American meal kit service owned by Albertsons Companies, Inc

Plated was an American ingredient-and-recipe meal kit service that has been acquired by Albertsons. The company was founded in 2012 and became well known through its participation in Techstars in 2013, Shark Tank in 2014 and Beyond the Tank in 2015. Plated's founders, Nick Taranto and Josh Hix, earned a deal on Shark Tank that fell through, but negotiated a deal with a different Shark Tank investor after the show was filmed. The company accepted several rounds of venture capital investments and remained private until it was acquired by Albertsons in September 2017.

==History==
Plated delivered meals in the form of weekly boxes that contained ingredients and recipes to be cooked by the customer.
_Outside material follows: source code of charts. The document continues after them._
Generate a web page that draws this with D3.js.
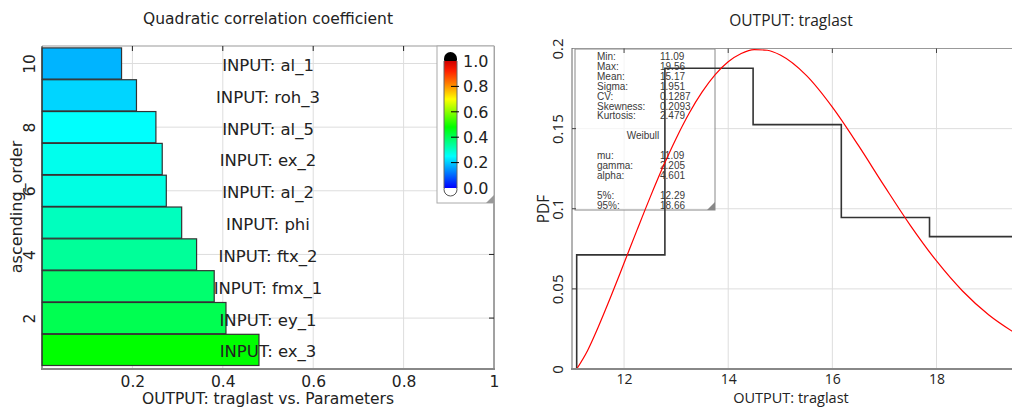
<html>
<head>
<script src="https://cdnjs.cloudflare.com/ajax/libs/d3/7.8.5/d3.min.js"></script>
<style>
  body { margin: 0; background: #fff; }
  svg { display: block; }
  .lft text { font-family: "DejaVu Sans", Verdana, sans-serif; fill: #222; }
  .rgt text { font-family: "Open Sans", "Noto Sans", sans-serif; fill: #222; }
  .grid line { stroke: #ddd; stroke-width: 1; }
  .stat text { font-family: "Liberation Sans", Arial, sans-serif; font-size: 10px; fill: #3a3a3a; }
</style>
</head>
<body>
<svg id="chart" width="1012" height="407"></svg>
<script>
// ---- left chart data (ascending order 1..10)
var corrNames = ["ex_3", "ey_1", "fmx_1", "ftx_2", "phi", "al_2", "ex_2", "al_5", "roh_3", "al_1"];
var corrValues = [0.480, 0.407, 0.381, 0.342, 0.309, 0.275, 0.266, 0.252, 0.209, 0.176];
var corrTicks = [0.2, 0.4, 0.6, 0.8, 1];
var orderTicks = [2, 4, 6, 8, 10];
var legendTicks = [0, 0.2, 0.4, 0.6, 0.8, 1.0];

// ---- right chart data
var binEdges = [11.09, 12.784, 14.478, 16.172, 17.866, 19.56];
var binPdf = [0.0712, 0.1877, 0.1525, 0.0945, 0.0826];
var fitX = [11.09, 11.3, 11.5, 11.75, 12, 12.25, 12.5, 12.75, 13, 13.25, 13.5, 13.75, 14, 14.25, 14.5, 14.75, 15, 15.5, 16, 16.5, 17, 17.5, 18, 18.5, 19, 19.5];
var fitPdf = [0, 0.0116, 0.0259, 0.0455, 0.0661, 0.0868, 0.1071, 0.1263, 0.1439, 0.1596, 0.1729, 0.1837, 0.1917, 0.1969, 0.1993, 0.1989, 0.1959, 0.1832, 0.1634, 0.1395, 0.1141, 0.0895, 0.0674, 0.0487, 0.0339, 0.0226];
var pdfTicksX = [12, 14, 16, 18];
var pdfTicksY = [0, 0.05, 0.1, 0.15, 0.2];
var statLabels = ["Min:", "Max:", "Mean:", "Sigma:", "CV:", "Skewness:", "Kurtosis:"];
var statValues = ["11.09", "19.56", "15.17", "1.951", "0.1287", "0.2093", "2.479"];
var fitLabels = ["mu:", "gamma:", "alpha:"];
var fitValues = ["11.09", "2.205", "4.601"];
var quantLabels = ["5%:", "95%:"];
var quantValues = ["12.29", "18.66"];

var svg = d3.select("#chart");
var defs = svg.append("defs");

// colour map used for bars and the legend
var colour = d3.scaleLinear()
    .domain([0, 0.1, 0.25, 0.48, 0.7, 0.82, 0.92, 1])
    .range(["#0000ff", "#0066ff", "#00ffff", "#00ff00", "#ffff00", "#ff8000", "#ff2000", "#d00000"]);

// ================= LEFT CHART =================
var L = svg.append("g").attr("class", "lft");
var x = d3.scaleLinear().domain([0, 1]).range([42, 494]);
var y = d3.scaleLinear().domain([0.4, 10.55]).range([369, 46]);

var gridL = L.append("g").attr("class", "grid");
gridL.selectAll(".gx").data(corrTicks.slice(0, 4)).enter().append("line")
    .attr("x1", d => x(d)).attr("x2", d => x(d)).attr("y1", 46).attr("y2", 369);
gridL.selectAll(".gy").data(orderTicks).enter().append("line")
    .attr("x1", 42).attr("x2", 494).attr("y1", d => y(d)).attr("y2", d => y(d));

L.selectAll("rect.bar").data(corrValues).enter().append("rect")
    .attr("class", "bar")
    .attr("x", x(0))
    .attr("y", (d, i) => y(i + 1.49))
    .attr("width", d => x(d) - x(0))
    .attr("height", y(0.51) - y(1.49))
    .style("fill", d => colour(d))
    .style("stroke", "#333")
    .style("stroke-width", 1.2);

// frame
L.append("line").attr("x1", 42).attr("x2", 494).attr("y1", 46).attr("y2", 46).style("stroke", "#999");
L.append("line").attr("x1", 494).attr("x2", 494).attr("y1", 46).attr("y2", 369).style("stroke", "#444");
L.append("line").attr("x1", 42).attr("x2", 42).attr("y1", 46).attr("y2", 369).style("stroke", "#333");
L.append("line").attr("x1", 41).attr("x2", 495).attr("y1", 369).attr("y2", 369).style("stroke", "#888").style("stroke-width", 2);

// mirror ticks
L.selectAll(".tt").data(corrTicks.slice(0, 4)).enter().append("line")
    .attr("x1", d => x(d)).attr("x2", d => x(d)).attr("y1", 46).attr("y2", 51).style("stroke", "#222");
L.selectAll(".tr").data(orderTicks).enter().append("line")
    .attr("x1", 489).attr("x2", 494).attr("y1", d => y(d)).attr("y2", d => y(d)).style("stroke", "#222");

// bar labels
L.selectAll("text.lbl").data(corrNames).enter().append("text")
    .attr("class", "lbl")
    .attr("x", 268)
    .attr("y", (d, i) => y(i + 1))
    .attr("dy", "0.45em")
    .attr("text-anchor", "middle")
    .style("font-size", "16.5px")
    .text(d => "INPUT: " + d);

// axes
var ax = L.append("g").attr("transform", "translate(0,369)")
    .call(d3.axisBottom(x).tickValues(corrTicks).tickSize(0).tickPadding(7).tickFormat(d3.format("")));
ax.select(".domain").remove();
ax.selectAll("text").style("font-size", "15.5px");

var ay = L.append("g").attr("transform", "translate(42,0)")
    .call(d3.axisLeft(y).tickValues(orderTicks).tickSize(0));
ay.select(".domain").remove();
ay.selectAll("text")
    .attr("transform", "rotate(-90)")
    .attr("x", 0).attr("y", -7).attr("dy", 0)
    .attr("text-anchor", "middle")
    .style("font-size", "15.5px");

L.append("text").attr("x", 268).attr("y", 23.5).attr("text-anchor", "middle")
    .style("font-size", "15.5px").text("Quadratic correlation coefficient");
L.append("text").attr("x", 268).attr("y", 404).attr("text-anchor", "middle")
    .style("font-size", "15.5px").text("OUTPUT: traglast vs. Parameters");
L.append("text").attr("transform", "translate(22,207) rotate(-90)").attr("text-anchor", "middle")
    .style("font-size", "16px").text("ascending_order");

// colour legend
var ly = d3.scaleLinear().domain([0, 1]).range([188, 61]);
L.append("rect").attr("x", 437).attr("y", 46).attr("width", 57).attr("height", 157)
    .style("fill", "#fff").style("stroke", "#aaa");
L.append("path").attr("d", "M486,203 L494,195 L494,203 Z").style("fill", "#999");
var grad = defs.append("linearGradient").attr("id", "cb")
    .attr("gradientUnits", "userSpaceOnUse")
    .attr("x1", 0).attr("x2", 0).attr("y1", ly(1)).attr("y2", ly(0));
grad.selectAll("stop").data(colour.domain().slice().reverse()).enter().append("stop")
    .attr("offset", d => 1 - d)
    .attr("stop-color", d => colour(d));
// caps
L.append("rect").attr("x", 444).attr("y", 52).attr("width", 13).attr("height", 14).attr("rx", 6.5)
    .style("fill", "#000");
L.append("rect").attr("x", 444).attr("y", 183).attr("width", 13).attr("height", 13).attr("rx", 6.5)
    .style("fill", "#fff").style("stroke", "#555");
L.append("rect").attr("x", 444).attr("y", ly(1)).attr("width", 13).attr("height", ly(0) - ly(1))
    .style("fill", "url(#cb)");
L.append("path").attr("d", "M444," + ly(1) + " L444," + ly(0) + " M457," + ly(1) + " L457," + ly(0))
    .style("stroke", "#666");
L.selectAll(".lt").data(legendTicks.slice(1, 5)).enter().append("line")
    .attr("x1", 451).attr("x2", 459).attr("y1", d => ly(d)).attr("y2", d => ly(d)).style("stroke", "#000");
L.selectAll(".ltx").data(legendTicks).enter().append("text")
    .attr("x", 463).attr("y", d => ly(d)).attr("dy", "0.36em")
    .style("font-size", "16px").text(d => d3.format(".1f")(d));

// ================= RIGHT CHART =================
var R = svg.append("g").attr("class", "rgt");
var px = d3.scaleLinear().domain([11.0, 19.45]).range([572, 1012]);
var py = d3.scaleLinear().domain([0, 0.2]).range([369, 48.5]);

defs.append("clipPath").attr("id", "clipR")
    .append("rect").attr("x", 572).attr("y", 40).attr("width", 440).attr("height", 330);

var gridR = R.append("g").attr("class", "grid");
gridR.selectAll(".gx").data(pdfTicksX).enter().append("line")
    .attr("x1", d => px(d)).attr("x2", d => px(d)).attr("y1", 48.5).attr("y2", 369);
gridR.selectAll(".gy").data(pdfTicksY.slice(1, 4)).enter().append("line")
    .attr("x1", 572).attr("x2", 1012).attr("y1", d => py(d)).attr("y2", d => py(d));

// stats box (semi-transparent)
var sb = R.append("g").attr("class", "stat");
sb.append("rect").attr("x", 575).attr("y", 49).attr("width", 140).attr("height", 161)
    .style("fill", "#fff").style("fill-opacity", 0.7).style("stroke", "#888");
sb.append("path").attr("d", "M707,210 L715,202 L715,210 Z").style("fill", "#888");
var rowY = r => 60 + r * 9.9;
function rows(labels, values, start) {
    labels.forEach(function(l, i) {
        sb.append("text").attr("x", 597).attr("y", rowY(start + i)).text(l);
        sb.append("text").attr("x", 660).attr("y", rowY(start + i)).text(values[i]);
    });
}
rows(statLabels, statValues, 0);
sb.append("text").attr("x", 643).attr("y", rowY(8)).attr("text-anchor", "middle").text("Weibull");
rows(fitLabels, fitValues, 10);
rows(quantLabels, quantValues, 14);

// histogram steps
var stepPts = binEdges.map((e, i) => [e, i < binPdf.length ? binPdf[i] : binPdf[binPdf.length - 1]]);
stepPts.unshift([binEdges[0], 0]);
var plotG = R.append("g").attr("clip-path", "url(#clipR)");
plotG.append("path")
    .datum(stepPts)
    .attr("d", d3.line().x(d => px(d[0])).y(d => py(d[1])).curve(d3.curveStepAfter))
    .style("fill", "none").style("stroke", "#333").style("stroke-width", 1.6);
plotG.append("path")
    .datum(fitX.map((d, i) => [d, fitPdf[i]]))
    .attr("d", d3.line().x(d => px(d[0])).y(d => py(d[1])).curve(d3.curveMonotoneX))
    .style("fill", "none").style("stroke", "#f00").style("stroke-width", 1.2);

// frame
R.append("line").attr("x1", 572).attr("x2", 1012).attr("y1", 48.5).attr("y2", 48.5).style("stroke", "#999");
R.append("line").attr("x1", 572).attr("x2", 572).attr("y1", 48).attr("y2", 369).style("stroke", "#666");
R.append("line").attr("x1", 571).attr("x2", 1012).attr("y1", 369).attr("y2", 369).style("stroke", "#888").style("stroke-width", 2);
R.selectAll(".tt").data(pdfTicksX).enter().append("line")
    .attr("x1", d => px(d)).attr("x2", d => px(d)).attr("y1", 48.5).attr("y2", 53).style("stroke", "#444");
R.selectAll(".tl").data(pdfTicksY.slice(1, 4)).enter().append("line")
    .attr("x1", 572).attr("x2", 576).attr("y1", d => py(d)).attr("y2", d => py(d)).style("stroke", "#444");

var rax = R.append("g").attr("transform", "translate(0,369)")
    .call(d3.axisBottom(px).tickValues(pdfTicksX).tickSize(0).tickPadding(5));
rax.select(".domain").remove();
rax.selectAll("text").style("font-size", "14px");

var ray = R.append("g").attr("transform", "translate(572,0)")
    .call(d3.axisLeft(py).tickValues(pdfTicksY).tickSize(0).tickFormat(d3.format("")));
ray.select(".domain").remove();
ray.selectAll("text")
    .attr("transform", "rotate(-90)")
    .attr("x", 0).attr("y", -9).attr("dy", 0)
    .attr("text-anchor", "middle")
    .style("font-size", "15px");

R.append("text").attr("x", 791).attr("y", 26).attr("text-anchor", "middle")
    .style("font-size", "15.5px").text("OUTPUT: traglast");
R.append("text").attr("x", 791).attr("y", 402.5).attr("text-anchor", "middle")
    .style("font-size", "14.5px").text("OUTPUT: traglast");
R.append("text").attr("transform", "translate(549,209) rotate(-90)").attr("text-anchor", "middle")
    .style("font-size", "15.5px").text("PDF");
</script>
</body>
</html>
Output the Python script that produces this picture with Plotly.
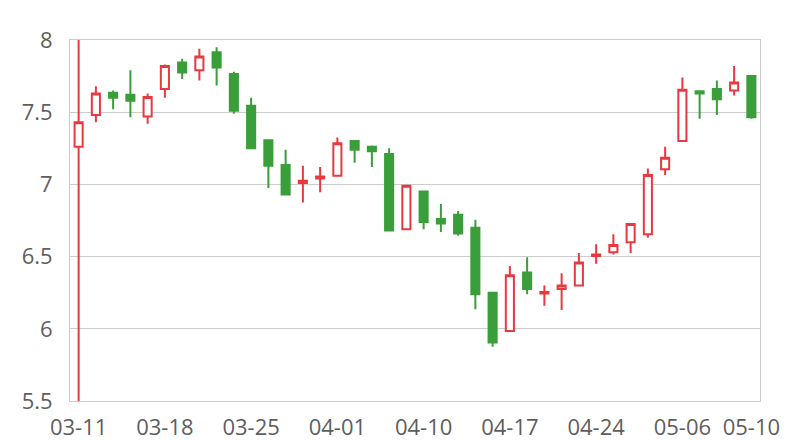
import plotly.graph_objects as go


##############################################################
# Data
##############################################################

dates = [
    "03-11", "03-12", "03-13", "03-14", "03-15",
    "03-18", "03-19", "03-20", "03-21", "03-22",
    "03-25", "03-26", "03-27", "03-28", "03-29",
    "04-01", "04-02", "04-03", "04-08", "04-09",
    "04-10", "04-11", "04-12", "04-15", "04-16",
    "04-17", "04-18", "04-19", "04-22", "04-23",
    "04-24", "04-25", "04-26", "04-29", "04-30",
    "05-06", "05-07", "05-08", "05-09", "05-10"
]

open_ = [
    7.26, 7.48, 7.635, 7.62, 7.47, 7.66, 7.845, 7.79, 7.915, 7.765,
    7.545, 7.305, 7.135, 7.01, 7.04, 7.06, 7.30, 7.26, 7.21, 6.69,
    6.95, 6.76, 6.79, 6.70, 6.25, 5.985, 6.39, 6.245, 6.275, 6.30,
    6.505, 6.53, 6.60, 6.655, 7.105, 7.30, 7.645, 7.66, 7.65, 7.75
]

close = [
    7.43, 7.63, 7.60, 7.58, 7.605, 7.82, 7.775, 7.885, 7.81, 7.51,
    7.25, 7.13, 6.93, 7.025, 7.055, 7.285, 7.24, 7.23, 6.68, 6.99,
    6.74, 6.73, 6.66, 6.24, 5.905, 6.37, 6.275, 6.255, 6.30, 6.46,
    6.515, 6.58, 6.725, 7.065, 7.185, 7.655, 7.63, 7.59, 7.705, 7.465
]

high = [
    8.0, 7.68, 7.65, 7.79, 7.63, 7.83, 7.87, 7.94, 7.95, 7.78,
    7.60, 7.31, 7.24, 7.13, 7.12, 7.325, 7.30, 7.27, 7.25, 6.99,
    6.95, 6.865, 6.815, 6.755, 6.25, 6.435, 6.495, 6.30, 6.385, 6.525,
    6.585, 6.655, 6.73, 7.11, 7.26, 7.74, 7.65, 7.72, 7.82, 7.75
]

low = [
    5.5, 7.43, 7.52, 7.465, 7.42, 7.60, 7.73, 7.72, 7.685, 7.49,
    7.25, 6.975, 6.93, 6.875, 6.945, 7.06, 7.15, 7.12, 6.68, 6.69,
    6.69, 6.67, 6.645, 6.135, 5.875, 5.985, 6.24, 6.16, 6.13, 6.30,
    6.45, 6.515, 6.525, 6.63, 7.065, 7.30, 7.455, 7.48, 7.615, 7.455
]

tick_labels = ["03-11", "03-18", "03-25", "04-01", "04-10",
               "04-17", "04-24", "05-06", "05-10"]

y_ticks = [5.5, 6, 6.5, 7, 7.5, 8]
y_tick_text = ["5.5", "6", "6.5", "7", "7.5", "8"]


##############################################################
# Candlestick
##############################################################

up_color = "#e8393f"
down_color = "#3a9e3a"

fig = go.Figure(
    go.Candlestick(
        x=dates,
        open=open_,
        high=high,
        low=low,
        close=close,
        increasing=dict(
            line=dict(color=up_color, width=2),
            fillcolor="white"
        ),
        decreasing=dict(
            line=dict(color=down_color, width=2),
            fillcolor=down_color
        ),
        whiskerwidth=0,
        showlegend=False
    )
)

# page body has an 8px margin, so the figure is 8px smaller each way
fig.update_layout(
    width=792,
    height=432,
    margin=dict(l=62, r=40, t=32, b=39),
    paper_bgcolor="white",
    plot_bgcolor="white",
    boxgap=0.33,
    font=dict(family="Open Sans", size=22, color="#5e5e5e"),
    xaxis=dict(
        type="category",
        rangeslider=dict(visible=False),
        range=[-0.5, len(dates) - 0.5],
        tickmode="array",
        tickvals=tick_labels,
        ticktext=tick_labels,
        showgrid=False,
        showline=True,
        mirror=True,
        linecolor="#cccccc",
        linewidth=1,
        ticks="",
        ticklabelstandoff=7,
        automargin=False
    ),
    yaxis=dict(
        range=[5.5, 8],
        tickvals=y_ticks,
        ticktext=y_tick_text,
        showgrid=True,
        gridcolor="#cccccc",
        gridwidth=1,
        showline=True,
        mirror=True,
        linecolor="#cccccc",
        linewidth=1,
        zeroline=False,
        ticks="",
        ticklabelstandoff=12,
        automargin=False
    )
)

fig.write_html("out.html")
Founded by Harvard Business School classmates Nick Taranto and Josh Hix in 2012 and launched that November, the company was selected to be in the Spring 2013 Techstars NY class. It raised $1.4 million in seed round financing in May 2013 led by ff Venture Capital with angel investors that included TechStars, Manischewitz Company CEO Alain Bankier, Facebook's Andrew McCollom, and Paige Craig. The company surpassed 100,000 meals delivered in the northeast and midwest regions of the United States by July 2013 and sought series A financing to begin nationwide service.

That month, Plated appeared on episode 22 of the fifth season of Shark Tank, which aired on April 4, 2014; on the show, Plated struck a deal with Mark Cuban of $500,000 for 5.56% of the company. However, the deal never closed because Taranto and Hix, who had initially asked for a $500,000/4% deal on the show, wanted to renegotiate the deal based on growth after the show. Four months after the deal with Cuban fell through, the Plated founders made a deal with Shark Tanks Kevin O'Leary for an undisclosed sum.

In January 2014, Plated earned $5 million of Series A venture capital funding. The company raised an additional $15 million in funding in August 2014 of what was called new Series A funding from Venture Capital Dispatch. In the company's first three years, the company moved into sequentially larger fulfillment centers 14 times due to growth.

The company was featured in the second episode of the first season of Beyond the Tank, which aired on May 8, 2015. By the following month, the company was expected to surpass $100 million in revenue for the year. In July 2015, Plated raised $35 million in Series B funding. It extended its series B funding by $20 million in the third quarter of 2016.

==Acquisition==
On September 20, 2017, Plated was acquired by Albertsons for $300 million. In April 2018, Albertsons began selling Plated meal kits in some of its stores. In November 2019, Albertsons announced it was ending Plated's subscription service with the last delivery date being November 27, 2019.